== Work instructions ==
Produce an exact transcription of the listing below, omitting the pictures.

[START Material]

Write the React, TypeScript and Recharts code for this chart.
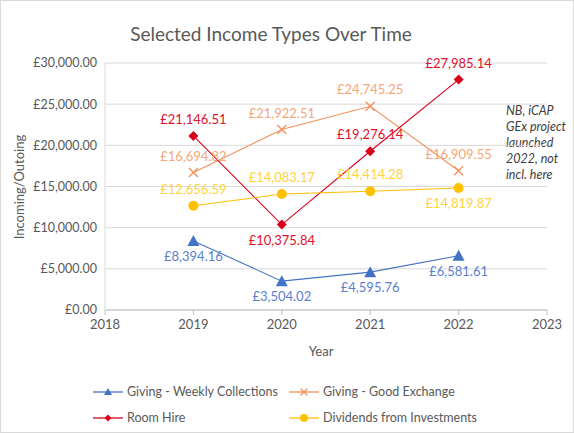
import { LineChart, Line, XAxis, YAxis, CartesianGrid, LabelList } from 'recharts'

const years = [2019, 2020, 2021, 2022]
const weeklyCollections = [8394.16, 3504.02, 4595.76, 6581.61]
const goodExchange = [16694.82, 21922.51, 24745.25, 16909.55]
const roomHire = [21146.51, 10375.84, 19276.14, 27985.14]
const dividends = [12656.59, 14083.17, 14414.28, 14819.87]

const xTicks = [2018, 2019, 2020, 2021, 2022, 2023]
const yTicks = [0, 5000, 10000, 15000, 20000, 25000, 30000]

// label above or below each point, per series
const bluePos = ['below', 'below', 'below', 'below']
const orangePos = ['above', 'above', 'above', 'above']
const redPos = ['above', 'below', 'above', 'above']
const yellowPos = ['above', 'above', 'above', 'below']

const data = years.map((year, i) => ({
  year,
  weekly: weeklyCollections[i],
  exchange: goodExchange[i],
  room: roomHire[i],
  dividends: dividends[i],
}))

const FONT = 'Lato, "Liberation Sans", sans-serif'
const money = (v: number) =>
  '£' + v.toLocaleString('en-GB', { minimumFractionDigits: 2, maximumFractionDigits: 2 })

const C = {
  blue: '#4472c4',
  blueText: '#5b7fcf',
  orange: '#f2915a',
  orangeText: '#f4a77a',
  red: '#d9001b',
  redText: '#e0102a',
  yellow: '#ffc000',
  yellowText: '#ffd23f',
}

function makeLabel(pos: string[], color: string) {
  return (props: any) => {
    const { x, y, value, index } = props
    const below = pos[index] === 'below'
    return (
      <text
        x={x}
        y={below ? y + 20 : y - 12}
        textAnchor="middle"
        fill={color}
        fontSize={13}
        fontFamily={FONT}
      >
        {money(value)}
      </text>
    )
  }
}

const Triangle = (props: any) => {
  const { cx, cy, key } = props
  if (cx == null) return null
  return <path key={key} d={`M${cx},${cy - 6} L${cx + 6},${cy + 5} L${cx - 6},${cy + 5} Z`} fill={C.blue} />
}
const Cross = (props: any) => {
  const { cx, cy, key } = props
  if (cx == null) return null
  const s = 4.5
  return (
    <path
      key={key}
      d={`M${cx - s},${cy - s} L${cx + s},${cy + s} M${cx - s},${cy + s} L${cx + s},${cy - s}`}
      stroke={C.orange}
      strokeWidth={1.3}
    />
  )
}
const Diamond = (props: any) => {
  const { cx, cy, key } = props
  if (cx == null) return null
  return <path key={key} d={`M${cx},${cy - 5} L${cx + 5},${cy} L${cx},${cy + 5} L${cx - 5},${cy} Z`} fill={C.red} />
}
const Circle = (props: any) => {
  const { cx, cy, key } = props
  if (cx == null) return null
  return <circle key={key} cx={cx} cy={cy} r={5} fill={C.yellow} />
}

const legendItems = [
  { name: 'Giving - Weekly Collections', color: C.blue, shape: 'tri', x: 92, y: 391 },
  { name: 'Giving - Good Exchange', color: C.orange, shape: 'x', x: 288, y: 391 },
  { name: 'Room Hire', color: C.red, shape: 'dia', x: 92, y: 417 },
  { name: 'Dividends from Investments', color: C.yellow, shape: 'dot', x: 288, y: 417 },
]

function LegendIcon({ shape, color }: { shape: string; color: string }) {
  return (
    <svg width={30} height={12} style={{ display: 'block' }}>
      <line x1={0} y1={6} x2={30} y2={6} stroke={color} strokeWidth={1.3} />
      {shape === 'tri' && <path d="M15,2 L19,9 L11,9 Z" fill={color} />}
      {shape === 'x' && <path d="M11.5,2.5 L18.5,9.5 M11.5,9.5 L18.5,2.5" stroke={color} strokeWidth={1.3} />}
      {shape === 'dia' && <path d="M15,2.5 L18.5,6 L15,9.5 L11.5,6 Z" fill={color} />}
      {shape === 'dot' && <circle cx={15} cy={6} r={4} fill={color} />}
    </svg>
  )
}

export default function App() {
  return (
    <div
      style={{
        position: 'absolute',
        left: 0,
        top: 0,
        width: 574,
        height: 433,
        background: '#fff',
        fontFamily: FONT,
        border: '1px solid #d9d9d9',
        boxSizing: 'border-box',
      }}
    >
      <div
        style={{
          position: 'absolute',
          top: 21,
          left: 0,
          width: 540,
          textAlign: 'center',
          fontSize: 19,
          color: '#595959',
        }}
      >
        Selected Income Types Over Time
      </div>
      <div
        style={{
          position: 'absolute',
          left: 18 - 70,
          top: 186 - 8,
          width: 140,
          textAlign: 'center',
          fontSize: 13,
          color: '#595959',
          transform: 'rotate(-90deg)',
        }}
      >
        Incoming/Outoing
      </div>
      <div
        style={{
          position: 'absolute',
          top: 342,
          left: 300,
          width: 40,
          textAlign: 'center',
          fontSize: 13,
          color: '#595959',
        }}
      >
        Year
      </div>
      <div
        style={{
          position: 'absolute',
          left: 505,
          top: 102,
          fontSize: 12.5,
          fontStyle: 'italic',
          color: '#404040',
          lineHeight: '16px',
        }}
      >
        NB, iCAP
        <br />
        GEx project
        <br />
        launched
        <br />
        2022, not
        <br />
        incl. here
      </div>
      {legendItems.map((it) => (
        <div
          key={it.name}
          style={{
            position: 'absolute',
            left: it.x,
            top: it.y - 8,
            display: 'flex',
            alignItems: 'center',
            gap: 4,
            fontSize: 12.5,
            color: '#595959',
          }}
        >
          <LegendIcon shape={it.shape} color={it.color} />
          <span>{it.name}</span>
        </div>
      ))}
      <div style={{ position: 'absolute', left: -1, top: -1 }}>
        <LineChart width={574} height={340} data={data} margin={{ top: 63, right: 27, bottom: 0, left: 0 }}>
          <CartesianGrid vertical={false} stroke="#d9d9d9" />
          <XAxis
            dataKey="year"
            type="number"
            domain={[2018, 2023]}
            ticks={xTicks}
            height={30}
            tick={{ fontSize: 13, fill: '#595959', fontFamily: FONT, dy: 3 }}
            axisLine={{ stroke: '#bfbfbf' }}
            tickLine={{ stroke: '#bfbfbf' }}
            tickSize={5}
          />
          <YAxis
            type="number"
            domain={[0, 30000]}
            ticks={yTicks}
            width={105}
            tickFormatter={money}
            tick={{ fontSize: 12.5, fill: '#595959', fontFamily: FONT }}
            axisLine={{ stroke: '#d9d9d9' }}
            tickLine={false}
          />
          <Line
            dataKey="weekly"
            stroke={C.blue}
            strokeWidth={1.1}
            dot={Triangle}
            activeDot={false}
            isAnimationActive={false}
          >
            <LabelList dataKey="weekly" content={makeLabel(bluePos, C.blueText)} />
          </Line>
          <Line
            dataKey="exchange"
            stroke={C.orange}
            strokeWidth={1.1}
            dot={Cross}
            activeDot={false}
            isAnimationActive={false}
          >
            <LabelList dataKey="exchange" content={makeLabel(orangePos, C.orangeText)} />
          </Line>
          <Line
            dataKey="room"
            stroke={C.red}
            strokeWidth={1.1}
            dot={Diamond}
            activeDot={false}
            isAnimationActive={false}
          >
            <LabelList dataKey="room" content={makeLabel(redPos, C.redText)} />
          </Line>
          <Line
            dataKey="dividends"
            stroke={C.yellow}
            strokeWidth={1.1}
            dot={Circle}
            activeDot={false}
            isAnimationActive={false}
          >
            <LabelList dataKey="dividends" content={makeLabel(yellowPos, C.yellowText)} />
          </Line>
        </LineChart>
      </div>
    </div>
  )
}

[END Material]

== Solution to this problem ==
Write the React, TypeScript and Recharts code for this chart.
import { LineChart, Line, XAxis, YAxis, CartesianGrid, LabelList } from 'recharts'

const years = [2019, 2020, 2021, 2022]
const weeklyCollections = [8394.16, 3504.02, 4595.76, 6581.61]
const goodExchange = [16694.82, 21922.51, 24745.25, 16909.55]
const roomHire = [21146.51, 10375.84, 19276.14, 27985.14]
const dividends = [12656.59, 14083.17, 14414.28, 14819.87]

const xTicks = [2018, 2019, 2020, 2021, 2022, 2023]
const yTicks = [0, 5000, 10000, 15000, 20000, 25000, 30000]

// label above or below each point, per series
const bluePos = ['below', 'below', 'below', 'below']
const orangePos = ['above', 'above', 'above', 'above']
const redPos = ['above', 'below', 'above', 'above']
const yellowPos = ['above', 'above', 'above', 'below']

const data = years.map((year, i) => ({
  year,
  weekly: weeklyCollections[i],
  exchange: goodExchange[i],
  room: roomHire[i],
  dividends: dividends[i],
}))

const FONT = 'Lato, "Liberation Sans", sans-serif'
const money = (v: number) =>
  '£' + v.toLocaleString('en-GB', { minimumFractionDigits: 2, maximumFractionDigits: 2 })

const C = {
  blue: '#4472c4',
  blueText: '#5b7fcf',
  orange: '#f2915a',
  orangeText: '#f4a77a',
  red: '#d9001b',
  redText: '#e0102a',
  yellow: '#ffc000',
  yellowText: '#ffd23f',
}

function makeLabel(pos: string[], color: string) {
  return (props: any) => {
    const { x, y, value, index } = props
    const below = pos[index] === 'below'
    return (
      <text
        x={x}
        y={below ? y + 20 : y - 12}
        textAnchor="middle"
        fill={color}
        fontSize={13}
        fontFamily={FONT}
      >
        {money(value)}
      </text>
    )
  }
}

const Triangle = (props: any) => {
  const { cx, cy, key } = props
  if (cx == null) return null
  return <path key={key} d={`M${cx},${cy - 6} L${cx + 6},${cy + 5} L${cx - 6},${cy + 5} Z`} fill={C.blue} />
}
const Cross = (props: any) => {
  const { cx, cy, key } = props
  if (cx == null) return null
  const s = 4.5
  return (
    <path
      key={key}
      d={`M${cx - s},${cy - s} L${cx + s},${cy + s} M${cx - s},${cy + s} L${cx + s},${cy - s}`}
      stroke={C.orange}
      strokeWidth={1.3}
    />
  )
}
const Diamond = (props: any) => {
  const { cx, cy, key } = props
  if (cx == null) return null
  return <path key={key} d={`M${cx},${cy - 5} L${cx + 5},${cy} L${cx},${cy + 5} L${cx - 5},${cy} Z`} fill={C.red} />
}
const Circle = (props: any) => {
  const { cx, cy, key } = props
  if (cx == null) return null
  return <circle key={key} cx={cx} cy={cy} r={5} fill={C.yellow} />
}

const legendItems = [
  { name: 'Giving - Weekly Collections', color: C.blue, shape: 'tri', x: 92, y: 391 },
  { name: 'Giving - Good Exchange', color: C.orange, shape: 'x', x: 288, y: 391 },
  { name: 'Room Hire', color: C.red, shape: 'dia', x: 92, y: 417 },
  { name: 'Dividends from Investments', color: C.yellow, shape: 'dot', x: 288, y: 417 },
]

function LegendIcon({ shape, color }: { shape: string; color: string }) {
  return (
    <svg width={30} height={12} style={{ display: 'block' }}>
      <line x1={0} y1={6} x2={30} y2={6} stroke={color} strokeWidth={1.3} />
      {shape === 'tri' && <path d="M15,2 L19,9 L11,9 Z" fill={color} />}
      {shape === 'x' && <path d="M11.5,2.5 L18.5,9.5 M11.5,9.5 L18.5,2.5" stroke={color} strokeWidth={1.3} />}
      {shape === 'dia' && <path d="M15,2.5 L18.5,6 L15,9.5 L11.5,6 Z" fill={color} />}
      {shape === 'dot' && <circle cx={15} cy={6} r={4} fill={color} />}
    </svg>
  )
}

export default function App() {
  return (
    <div
      style={{
        position: 'absolute',
        left: 0,
        top: 0,
        width: 574,
        height: 433,
        background: '#fff',
        fontFamily: FONT,
        border: '1px solid #d9d9d9',
        boxSizing: 'border-box',
      }}
    >
      <div
        style={{
          position: 'absolute',
          top: 21,
          left: 0,
          width: 540,
          textAlign: 'center',
          fontSize: 19,
          color: '#595959',
        }}
      >
        Selected Income Types Over Time
      </div>
      <div
        style={{
          position: 'absolute',
          left: 18 - 70,
          top: 186 - 8,
          width: 140,
          textAlign: 'center',
          fontSize: 13,
          color: '#595959',
          transform: 'rotate(-90deg)',
        }}
      >
        Incoming/Outoing
      </div>
      <div
        style={{
          position: 'absolute',
          top: 342,
          left: 300,
          width: 40,
          textAlign: 'center',
          fontSize: 13,
          color: '#595959',
        }}
      >
        Year
      </div>
      <div
        style={{
          position: 'absolute',
          left: 505,
          top: 102,
          fontSize: 12.5,
          fontStyle: 'italic',
          color: '#404040',
          lineHeight: '16px',
        }}
      >
        NB, iCAP
        <br />
        GEx project
        <br />
        launched
        <br />
        2022, not
        <br />
        incl. here
      </div>
      {legendItems.map((it) => (
        <div
          key={it.name}
          style={{
            position: 'absolute',
            left: it.x,
            top: it.y - 8,
            display: 'flex',
            alignItems: 'center',
            gap: 4,
            fontSize: 12.5,
            color: '#595959',
          }}
        >
          <LegendIcon shape={it.shape} color={it.color} />
          <span>{it.name}</span>
        </div>
      ))}
      <div style={{ position: 'absolute', left: -1, top: -1 }}>
        <LineChart width={574} height={340} data={data} margin={{ top: 63, right: 27, bottom: 0, left: 0 }}>
          <CartesianGrid vertical={false} stroke="#d9d9d9" />
          <XAxis
            dataKey="year"
            type="number"
            domain={[2018, 2023]}
            ticks={xTicks}
            height={30}
            tick={{ fontSize: 13, fill: '#595959', fontFamily: FONT, dy: 3 }}
            axisLine={{ stroke: '#bfbfbf' }}
            tickLine={{ stroke: '#bfbfbf' }}
            tickSize={5}
          />
          <YAxis
            type="number"
            domain={[0, 30000]}
            ticks={yTicks}
            width={105}
            tickFormatter={money}
            tick={{ fontSize: 12.5, fill: '#595959', fontFamily: FONT }}
            axisLine={{ stroke: '#d9d9d9' }}
            tickLine={false}
          />
          <Line
            dataKey="weekly"
            stroke={C.blue}
            strokeWidth={1.1}
            dot={Triangle}
            activeDot={false}
            isAnimationActive={false}
          >
            <LabelList dataKey="weekly" content={makeLabel(bluePos, C.blueText)} />
          </Line>
          <Line
            dataKey="exchange"
            stroke={C.orange}
            strokeWidth={1.1}
            dot={Cross}
            activeDot={false}
            isAnimationActive={false}
          >
            <LabelList dataKey="exchange" content={makeLabel(orangePos, C.orangeText)} />
          </Line>
          <Line
            dataKey="room"
            stroke={C.red}
            strokeWidth={1.1}
            dot={Diamond}
            activeDot={false}
            isAnimationActive={false}
          >
            <LabelList dataKey="room" content={makeLabel(redPos, C.redText)} />
          </Line>
          <Line
            dataKey="dividends"
            stroke={C.yellow}
            strokeWidth={1.1}
            dot={Circle}
            activeDot={false}
            isAnimationActive={false}
          >
            <LabelList dataKey="dividends" content={makeLabel(yellowPos, C.yellowText)} />
          </Line>
        </LineChart>
      </div>
    </div>
  )
}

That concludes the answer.